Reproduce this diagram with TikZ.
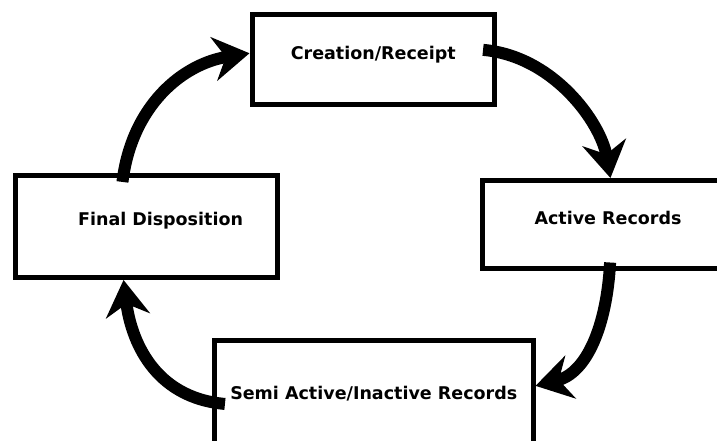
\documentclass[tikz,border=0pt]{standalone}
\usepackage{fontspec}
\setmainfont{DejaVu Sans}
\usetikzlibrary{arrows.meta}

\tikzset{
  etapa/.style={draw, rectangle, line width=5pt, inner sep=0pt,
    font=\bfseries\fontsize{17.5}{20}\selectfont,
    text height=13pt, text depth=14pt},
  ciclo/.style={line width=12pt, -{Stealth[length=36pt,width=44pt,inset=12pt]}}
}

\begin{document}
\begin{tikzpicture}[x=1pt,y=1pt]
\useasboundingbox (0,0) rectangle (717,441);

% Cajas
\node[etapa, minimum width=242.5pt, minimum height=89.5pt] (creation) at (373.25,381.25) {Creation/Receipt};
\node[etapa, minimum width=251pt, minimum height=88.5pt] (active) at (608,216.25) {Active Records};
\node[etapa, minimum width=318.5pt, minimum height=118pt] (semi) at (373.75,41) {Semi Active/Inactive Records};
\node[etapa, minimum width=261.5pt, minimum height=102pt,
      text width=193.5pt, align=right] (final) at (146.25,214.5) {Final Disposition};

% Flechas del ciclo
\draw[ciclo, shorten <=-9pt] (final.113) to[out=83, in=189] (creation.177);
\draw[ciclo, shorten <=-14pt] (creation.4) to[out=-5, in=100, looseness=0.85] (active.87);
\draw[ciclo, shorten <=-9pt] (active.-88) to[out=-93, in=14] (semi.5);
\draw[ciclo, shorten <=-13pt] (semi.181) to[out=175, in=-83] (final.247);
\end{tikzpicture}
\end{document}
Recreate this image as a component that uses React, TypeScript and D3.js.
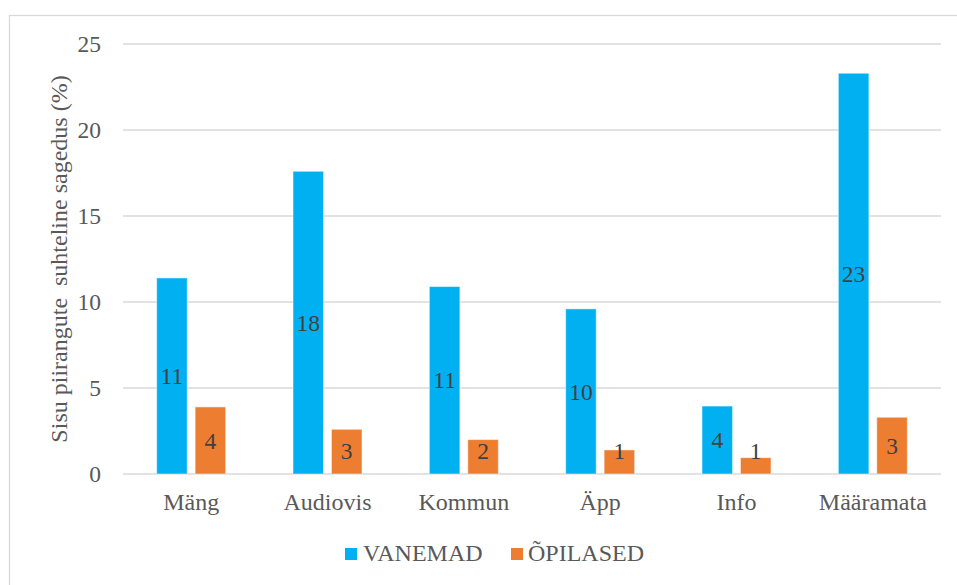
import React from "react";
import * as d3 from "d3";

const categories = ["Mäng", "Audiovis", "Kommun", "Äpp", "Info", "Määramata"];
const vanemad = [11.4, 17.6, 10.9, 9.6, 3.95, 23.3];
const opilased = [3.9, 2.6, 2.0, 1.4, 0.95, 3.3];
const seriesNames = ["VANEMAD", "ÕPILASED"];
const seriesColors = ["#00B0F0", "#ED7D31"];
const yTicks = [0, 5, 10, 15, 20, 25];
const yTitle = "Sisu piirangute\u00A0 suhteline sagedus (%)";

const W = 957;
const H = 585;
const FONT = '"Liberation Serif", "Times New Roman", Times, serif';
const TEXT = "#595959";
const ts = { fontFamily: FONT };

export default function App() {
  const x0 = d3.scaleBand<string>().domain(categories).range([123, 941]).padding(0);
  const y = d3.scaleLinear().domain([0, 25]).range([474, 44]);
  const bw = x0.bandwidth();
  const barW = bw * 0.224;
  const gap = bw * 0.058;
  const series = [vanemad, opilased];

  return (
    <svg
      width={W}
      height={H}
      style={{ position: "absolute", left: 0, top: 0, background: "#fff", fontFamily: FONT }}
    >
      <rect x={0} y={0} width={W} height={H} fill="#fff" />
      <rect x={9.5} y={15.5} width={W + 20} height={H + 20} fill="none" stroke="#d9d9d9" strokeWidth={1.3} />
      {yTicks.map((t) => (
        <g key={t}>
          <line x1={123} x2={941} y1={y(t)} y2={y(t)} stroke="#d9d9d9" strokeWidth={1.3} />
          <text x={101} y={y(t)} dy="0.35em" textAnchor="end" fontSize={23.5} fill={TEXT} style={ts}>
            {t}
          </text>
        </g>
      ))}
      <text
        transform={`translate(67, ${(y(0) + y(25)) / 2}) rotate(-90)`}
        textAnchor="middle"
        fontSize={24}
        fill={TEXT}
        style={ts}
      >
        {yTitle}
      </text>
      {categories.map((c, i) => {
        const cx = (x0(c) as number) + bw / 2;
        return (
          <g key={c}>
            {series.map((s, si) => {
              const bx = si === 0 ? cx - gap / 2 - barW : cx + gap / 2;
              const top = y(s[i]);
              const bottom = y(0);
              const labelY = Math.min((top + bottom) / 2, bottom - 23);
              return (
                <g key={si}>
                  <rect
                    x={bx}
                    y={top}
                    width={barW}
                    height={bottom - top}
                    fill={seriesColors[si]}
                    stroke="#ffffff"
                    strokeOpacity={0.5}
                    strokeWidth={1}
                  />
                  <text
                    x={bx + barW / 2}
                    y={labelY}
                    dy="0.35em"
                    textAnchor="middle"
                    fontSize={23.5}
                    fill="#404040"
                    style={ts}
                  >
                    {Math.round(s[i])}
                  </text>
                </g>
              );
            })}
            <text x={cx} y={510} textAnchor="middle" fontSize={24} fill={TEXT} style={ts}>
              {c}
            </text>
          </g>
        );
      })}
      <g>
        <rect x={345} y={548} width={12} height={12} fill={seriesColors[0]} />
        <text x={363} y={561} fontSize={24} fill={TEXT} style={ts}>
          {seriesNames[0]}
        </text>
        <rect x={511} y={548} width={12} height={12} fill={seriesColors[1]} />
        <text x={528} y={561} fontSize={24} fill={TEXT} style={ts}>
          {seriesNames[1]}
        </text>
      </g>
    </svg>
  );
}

• • •

### WRITTEN PROBLEM
Copy every entry exactly as written. Pictures are excluded.

### EXERCISE OUTPUT
Reproduce this diagram with TikZ.
\documentclass[tikz,border=0pt]{standalone}
\usepackage{fontspec}
\setmainfont{DejaVu Sans}
\usetikzlibrary{arrows.meta}

\tikzset{
  etapa/.style={draw, rectangle, line width=5pt, inner sep=0pt,
    font=\bfseries\fontsize{17.5}{20}\selectfont,
    text height=13pt, text depth=14pt},
  ciclo/.style={line width=12pt, -{Stealth[length=36pt,width=44pt,inset=12pt]}}
}

\begin{document}
\begin{tikzpicture}[x=1pt,y=1pt]
\useasboundingbox (0,0) rectangle (717,441);

% Cajas
\node[etapa, minimum width=242.5pt, minimum height=89.5pt] (creation) at (373.25,381.25) {Creation/Receipt};
\node[etapa, minimum width=251pt, minimum height=88.5pt] (active) at (608,216.25) {Active Records};
\node[etapa, minimum width=318.5pt, minimum height=118pt] (semi) at (373.75,41) {Semi Active/Inactive Records};
\node[etapa, minimum width=261.5pt, minimum height=102pt,
      text width=193.5pt, align=right] (final) at (146.25,214.5) {Final Disposition};

% Flechas del ciclo
\draw[ciclo, shorten <=-9pt] (final.113) to[out=83, in=189] (creation.177);
\draw[ciclo, shorten <=-14pt] (creation.4) to[out=-5, in=100, looseness=0.85] (active.87);
\draw[ciclo, shorten <=-9pt] (active.-88) to[out=-93, in=14] (semi.5);
\draw[ciclo, shorten <=-13pt] (semi.181) to[out=175, in=-83] (final.247);
\end{tikzpicture}
\end{document}
Recreate this image as a component that uses React, TypeScript and D3.js.
import React from "react";
import * as d3 from "d3";

const categories = ["Mäng", "Audiovis", "Kommun", "Äpp", "Info", "Määramata"];
const vanemad = [11.4, 17.6, 10.9, 9.6, 3.95, 23.3];
const opilased = [3.9, 2.6, 2.0, 1.4, 0.95, 3.3];
const seriesNames = ["VANEMAD", "ÕPILASED"];
const seriesColors = ["#00B0F0", "#ED7D31"];
const yTicks = [0, 5, 10, 15, 20, 25];
const yTitle = "Sisu piirangute\u00A0 suhteline sagedus (%)";

const W = 957;
const H = 585;
const FONT = '"Liberation Serif", "Times New Roman", Times, serif';
const TEXT = "#595959";
const ts = { fontFamily: FONT };

export default function App() {
  const x0 = d3.scaleBand<string>().domain(categories).range([123, 941]).padding(0);
  const y = d3.scaleLinear().domain([0, 25]).range([474, 44]);
  const bw = x0.bandwidth();
  const barW = bw * 0.224;
  const gap = bw * 0.058;
  const series = [vanemad, opilased];

  return (
    <svg
      width={W}
      height={H}
      style={{ position: "absolute", left: 0, top: 0, background: "#fff", fontFamily: FONT }}
    >
      <rect x={0} y={0} width={W} height={H} fill="#fff" />
      <rect x={9.5} y={15.5} width={W + 20} height={H + 20} fill="none" stroke="#d9d9d9" strokeWidth={1.3} />
      {yTicks.map((t) => (
        <g key={t}>
          <line x1={123} x2={941} y1={y(t)} y2={y(t)} stroke="#d9d9d9" strokeWidth={1.3} />
          <text x={101} y={y(t)} dy="0.35em" textAnchor="end" fontSize={23.5} fill={TEXT} style={ts}>
            {t}
          </text>
        </g>
      ))}
      <text
        transform={`translate(67, ${(y(0) + y(25)) / 2}) rotate(-90)`}
        textAnchor="middle"
        fontSize={24}
        fill={TEXT}
        style={ts}
      >
        {yTitle}
      </text>
      {categories.map((c, i) => {
        const cx = (x0(c) as number) + bw / 2;
        return (
          <g key={c}>
            {series.map((s, si) => {
              const bx = si === 0 ? cx - gap / 2 - barW : cx + gap / 2;
              const top = y(s[i]);
              const bottom = y(0);
              const labelY = Math.min((top + bottom) / 2, bottom - 23);
              return (
                <g key={si}>
                  <rect
                    x={bx}
                    y={top}
                    width={barW}
                    height={bottom - top}
                    fill={seriesColors[si]}
                    stroke="#ffffff"
                    strokeOpacity={0.5}
                    strokeWidth={1}
                  />
                  <text
                    x={bx + barW / 2}
                    y={labelY}
                    dy="0.35em"
                    textAnchor="middle"
                    fontSize={23.5}
                    fill="#404040"
                    style={ts}
                  >
                    {Math.round(s[i])}
                  </text>
                </g>
              );
            })}
            <text x={cx} y={510} textAnchor="middle" fontSize={24} fill={TEXT} style={ts}>
              {c}
            </text>
          </g>
        );
      })}
      <g>
        <rect x={345} y={548} width={12} height={12} fill={seriesColors[0]} />
        <text x={363} y={561} fontSize={24} fill={TEXT} style={ts}>
          {seriesNames[0]}
        </text>
        <rect x={511} y={548} width={12} height={12} fill={seriesColors[1]} />
        <text x={528} y={561} fontSize={24} fill={TEXT} style={ts}>
          {seriesNames[1]}
        </text>
      </g>
    </svg>
  );
}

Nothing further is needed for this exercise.